BEGIN
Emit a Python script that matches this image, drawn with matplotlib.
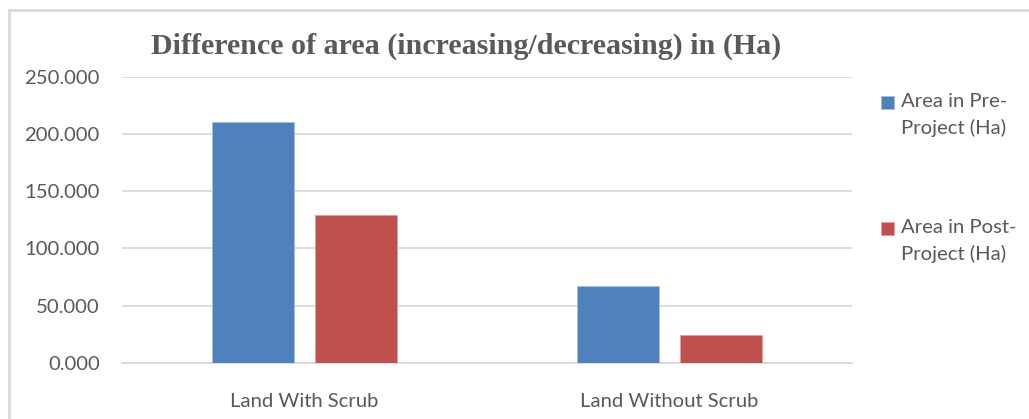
import numpy as np
import matplotlib
matplotlib.use("Agg")
from matplotlib import pyplot as plt
from matplotlib.lines import Line2D

# data
categories = ["Land With Scrub", "Land Without Scrub"]
pre_project = [210.5, 67.0]
post_project = [128.8, 24.0]
series_labels = ["Area in Pre-\nProject (Ha)", "Area in Post-\nProject (Ha)"]
yticks = [0, 50, 100, 150, 200, 250]

BLUE = "#4F81BD"
RED = "#C0504D"
GRID = "#D9D9D9"
TEXT = "#595959"
FS = 14.6

fig = plt.figure(figsize=(10.29, 4.19), dpi=100)
ax = fig.add_axes([122 / 1029, 1 - 362.7 / 419, 730 / 1029, (362.7 - 76.7) / 419])

x = np.arange(len(categories))
w = 0.224
off = 0.142
b1 = ax.bar(x - off, pre_project, w, color=BLUE, edgecolor="#A7C0DE", linewidth=0.6, zorder=3)
b2 = ax.bar(x + off, post_project, w, color=RED, edgecolor="#E0A09E", linewidth=0.6, zorder=3)

ax.set_xlim(-0.5, 1.5)
ax.set_ylim(0, 250)
ax.set_yticks(yticks)
ax.set_yticklabels(["%.3f" % v for v in yticks])
ax.set_xticks(x)
ax.set_xticklabels(categories)
ax.grid(axis="y", color=GRID, linewidth=1.3, zorder=0)
for s in ["left", "right", "top"]:
    ax.spines[s].set_visible(False)
ax.spines["bottom"].set_color(GRID)
ax.spines["bottom"].set_linewidth(1.3)
ax.tick_params(axis="both", length=0, labelcolor=TEXT, labelsize=FS)
ax.tick_params(axis="y", pad=16)
ax.tick_params(axis="x", pad=22)
for lbl in ax.get_xticklabels() + ax.get_yticklabels():
    lbl.set_family("Lato")

fig.text(466 / 1029, 1 - 46 / 419, "Difference of area (increasing/decreasing) in (Ha)",
         ha="center", va="center", fontsize=21.6, fontweight="bold",
         family="Liberation Serif", color=TEXT)

# legend, one box per entry so the square sits next to the first line
for bars, lab, yc in [(b1, series_labels[0], 115), (b2, series_labels[1], 241)]:
    leg = fig.legend([bars], [lab], loc="center left",
                     bbox_to_anchor=(881 / 1029, 1 - yc / 419), frameon=False,
                     prop={"family": "Lato", "size": FS}, labelcolor=TEXT,
                     handlelength=0.64, handleheight=0.64, handletextpad=0.35,
                     borderpad=0, borderaxespad=0)
    for t in leg.get_texts():
        t.set_linespacing(1.55)
    for p in leg.get_patches():
        p.set_y(p.get_y() + 9)

# outer chart border
fig.add_artist(Line2D([9 / 1029, 9 / 1029], [0, 1 - 10.5 / 419], color=GRID,
                      linewidth=2, transform=fig.transFigure))
fig.add_artist(Line2D([9 / 1029, 1], [1 - 10.5 / 419, 1 - 10.5 / 419], color=GRID,
                      linewidth=2, transform=fig.transFigure))

fig.savefig("out.png", dpi=100)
END
The request - Leave out the pictures, then repeat the listing above exactly from its first line to the line with "from matplotlib.lines import Line2D", inclusive.

Solution for this task -
Emit a Python script that matches this image, drawn with matplotlib.
import numpy as np
import matplotlib
matplotlib.use("Agg")
from matplotlib import pyplot as plt
from matplotlib.lines import Line2D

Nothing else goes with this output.